Take the lines from the top down to and including the one with "edu_pct = ['9%', '19%', '24%', '7%', '41%']" and repeat them exactly. Omit images.

::::

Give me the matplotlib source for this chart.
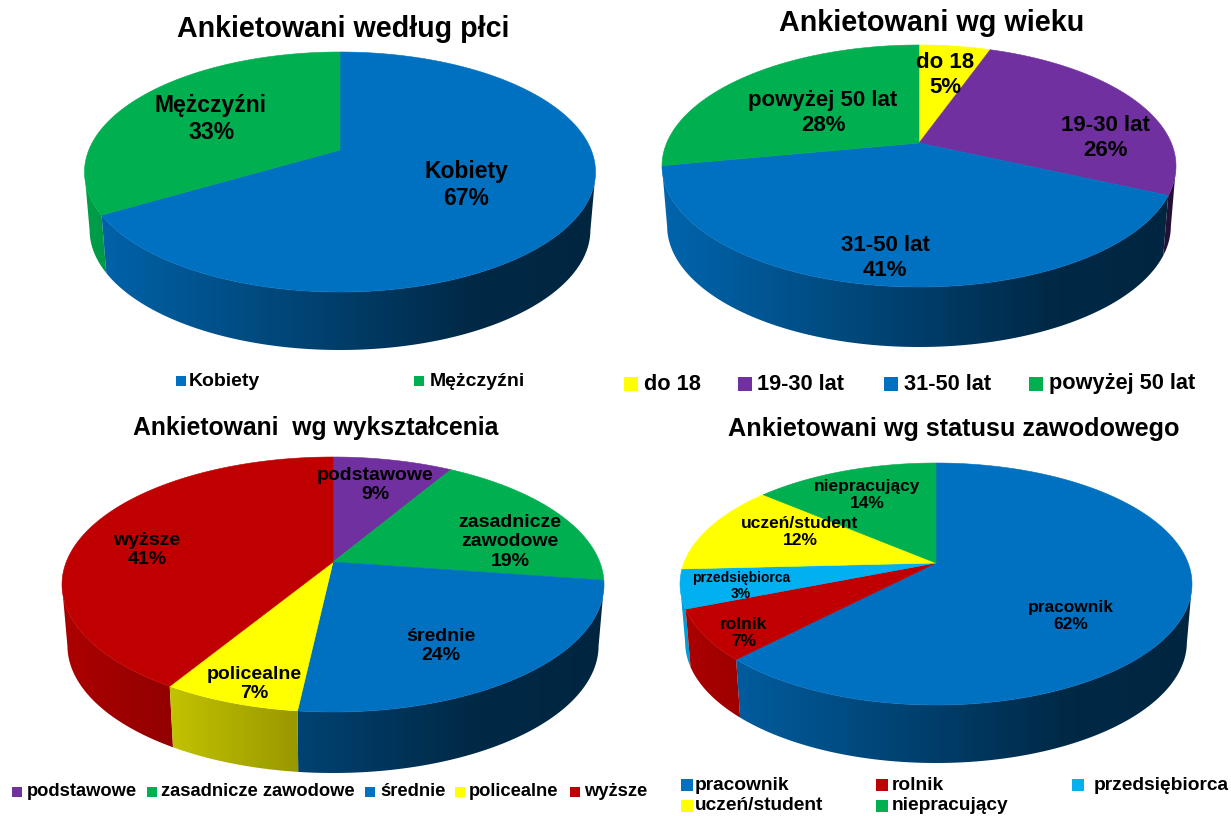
import numpy as np
import matplotlib
matplotlib.use('AGG')
import matplotlib.pyplot as plt
from matplotlib.colors import to_rgb
from matplotlib.patches import Polygon

plt.rcParams['font.family'] = ['Liberation Sans', 'DejaVu Sans']

BLUE = '#0070C0'
GREEN = '#00B050'
PURPLE = '#7030A0'
YELLOW = '#FFFF00'
RED = '#C00000'
CYAN = '#00B0F0'

# data, slice sizes (printed percents are rounded)
gender_names = ['Kobiety', 'Mężczyźni']
gender_values = [66.5, 33.5]
gender_pct = ['67%', '33%']

age_names = ['do 18', '19-30 lat', '31-50 lat', 'powyżej 50 lat']
age_values = [5.4, 26.4, 40.2, 28]
age_pct = ['5%', '26%', '41%', '28%']

edu_names = ['podstawowe', 'zasadnicze zawodowe', 'średnie', 'policealne', 'wyższe']
edu_values = [8.5, 18.8, 24.45, 6.95, 41.3]
edu_pct = ['9%', '19%', '24%', '7%', '41%']

# printed labels only add up to 98, the drawn slices are a bit different
status_names = ['pracownik', 'rolnik', 'przedsiębiorca', 'uczeń/student', 'niepracujący']
status_values = [62.2, 6.8, 5.2, 12, 13.8]
status_pct = ['62%', '7%', '3%', '12%', '14%']


# circle point -> screen, perspective makes the near half bigger
def project(theta, g, scale=1.0):
    k = (g['down'] - g['up']) / (g['down'] + g['up'])
    big = g['up'] * (1 + k)
    wide = g['rx'] * np.sqrt(1 - k * k)
    w = 1 + k * np.cos(theta)
    return g['cx'] + scale * wide * np.sin(theta) / w, g['cy'] - big * np.cos(theta) / w


def side_image(color):
    # light comes from the left of the whole pie
    f = np.interp(np.linspace(0, 1, 256), [0, 0.43, 0.75, 1], [0.9, 0.6, 0.37, 0.33])
    return np.outer(f, to_rgb(color))[None, :, :]


def draw_pie(ax, values, colors, g):
    fracs = np.array(values, dtype=float) / sum(values)
    edges = np.concatenate([[0], np.cumsum(fracs)]) * 2 * np.pi
    mid_y = g['cy'] + (g['down'] - g['up']) / 2

    # side wall first, far slices under the near ones
    order = sorted(range(len(colors)), key=lambda i: -np.cos((edges[i] + edges[i + 1]) / 2))
    for n, i in enumerate(order):
        t = np.linspace(edges[i], edges[i + 1], 300)
        x1, y1 = project(t, g)
        t = t[y1 >= mid_y]
        if len(t) < 2:
            continue
        x1, y1 = project(t, g)
        x2, y2 = project(t, g, 0.98)
        y2 = y2 + g['depth']
        pts = np.column_stack([np.concatenate([x1, x2[::-1]]), np.concatenate([y1, y2[::-1]])])
        im = ax.imshow(side_image(colors[i]), aspect='auto', zorder=1 + n * 0.01,
                       extent=(g['cx'] - g['rx'], g['cx'] + g['rx'], mid_y + g['down'] + g['depth'], mid_y - 5))
        im.set_clip_path(Polygon(pts, transform=ax.transData))

    # top face
    for i, color in enumerate(colors):
        t = np.linspace(edges[i], edges[i + 1], 300)
        x, y = project(t, g)
        xs = np.concatenate([[g['cx']], x])
        ys = np.concatenate([[g['cy']], y])
        ax.fill(xs, ys, color=color, linewidth=0.4, zorder=3)


def draw_labels(ax, names, pct, places, size):
    for name, p, place in zip(names, pct, places):
        fs = place[2] if len(place) > 2 else size
        ax.text(place[0], place[1], name + '\n' + p, ha='center', va='center', fontsize=fs,
                fontweight='bold', color='black', linespacing=1.2, zorder=5)


def draw_legend(ax, names, colors, places, size, msize):
    for name, color, place in zip(names, colors, places):
        ax.scatter([place[0]], [place[2]], marker='s', s=msize, color=color, linewidths=0, zorder=5)
        ax.text(place[1], place[2], name, ha='left', va='center', fontsize=size, fontweight='bold',
                color='black', zorder=5)


fig = plt.figure(figsize=(12.31, 8.16), dpi=100)
fig.set_facecolor('white')
ax = fig.add_axes([0, 0, 1, 1])

# Ankietowani wedlug plci
g1 = dict(cx=340, cy=150, rx=255.5, up=98, down=142, depth=58)
colors1 = [BLUE, GREEN]
draw_pie(ax, gender_values, colors1, g1)
draw_labels(ax, gender_names, gender_pct, [(466, 185), (211, 119)], 16.5)
draw_legend(ax, gender_names, colors1, [(181, 189, 381), (419, 430, 381)], 14, 60)
ax.text(343, 29, 'Ankietowani według płci', ha='center', va='center', fontsize=20.6, fontweight='bold')

# Ankietowani wg wieku
g2 = dict(cx=919, cy=143, rx=257, up=98, down=144, depth=60)
colors2 = [YELLOW, PURPLE, BLUE, GREEN]
draw_pie(ax, age_values, colors2, g2)
draw_labels(ax, age_names, age_pct, [(945, 75), (1105, 138), (885, 258), (823, 113)], 16)
draw_legend(ax, age_names, colors2, [(631, 644, 384), (745, 757, 384), (891, 904, 384), (1036, 1049, 384)], 15.7, 100)
ax.text(932, 23, 'Ankietowani wg wieku', ha='center', va='center', fontsize=20.7, fontweight='bold')

# Ankietowani wg wyksztalcenia
g3 = dict(cx=333, cy=562, rx=271, up=105, down=150, depth=61)
colors3 = [PURPLE, GREEN, BLUE, YELLOW, RED]
draw_pie(ax, edu_values, colors3, g3)
edu_inside = ['podstawowe', 'zasadnicze\nzawodowe', 'średnie', 'policealne', 'wyższe']
draw_labels(ax, edu_inside, edu_pct, [(375, 485), (510, 542), (441, 646), (254, 684), (147, 550)], 14)
draw_legend(ax, edu_names, colors3, [(17, 27, 792), (152, 161, 792), (370, 380, 792), (460, 469, 792), (575, 584, 792)], 13.2, 60)
ax.text(316, 428, 'Ankietowani  wg wykształcenia', ha='center', va='center', fontsize=17.8, fontweight='bold')

# Ankietowani wg statusu zawodowego
g4 = dict(cx=936, cy=563, rx=256, up=100, down=142, depth=58)
colors4 = [BLUE, RED, CYAN, YELLOW, GREEN]
draw_pie(ax, status_values, colors4, g4)
draw_labels(ax, status_names, status_pct,
            [(1071, 616), (744, 633), (741, 586, 10), (800, 532), (867, 495)], 12.5)
draw_legend(ax, status_names, colors4,
            [(687, 695, 785), (882, 892, 785), (1078, 1094, 785), (687, 695, 806), (882, 892, 806)], 13.8, 85)
ax.text(954, 429, 'Ankietowani wg statusu zawodowego', ha='center', va='center', fontsize=18.2, fontweight='bold')

ax.set_xlim(0, 1231)
ax.set_ylim(816, 0)
ax.axis('off')

plt.savefig('out.png', dpi=100)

::::

**Response below:**
Give me the matplotlib source for this chart.
import numpy as np
import matplotlib
matplotlib.use('AGG')
import matplotlib.pyplot as plt
from matplotlib.colors import to_rgb
from matplotlib.patches import Polygon

plt.rcParams['font.family'] = ['Liberation Sans', 'DejaVu Sans']

BLUE = '#0070C0'
GREEN = '#00B050'
PURPLE = '#7030A0'
YELLOW = '#FFFF00'
RED = '#C00000'
CYAN = '#00B0F0'

# data, slice sizes (printed percents are rounded)
gender_names = ['Kobiety', 'Mężczyźni']
gender_values = [66.5, 33.5]
gender_pct = ['67%', '33%']

age_names = ['do 18', '19-30 lat', '31-50 lat', 'powyżej 50 lat']
age_values = [5.4, 26.4, 40.2, 28]
age_pct = ['5%', '26%', '41%', '28%']

edu_names = ['podstawowe', 'zasadnicze zawodowe', 'średnie', 'policealne', 'wyższe']
edu_values = [8.5, 18.8, 24.45, 6.95, 41.3]
edu_pct = ['9%', '19%', '24%', '7%', '41%']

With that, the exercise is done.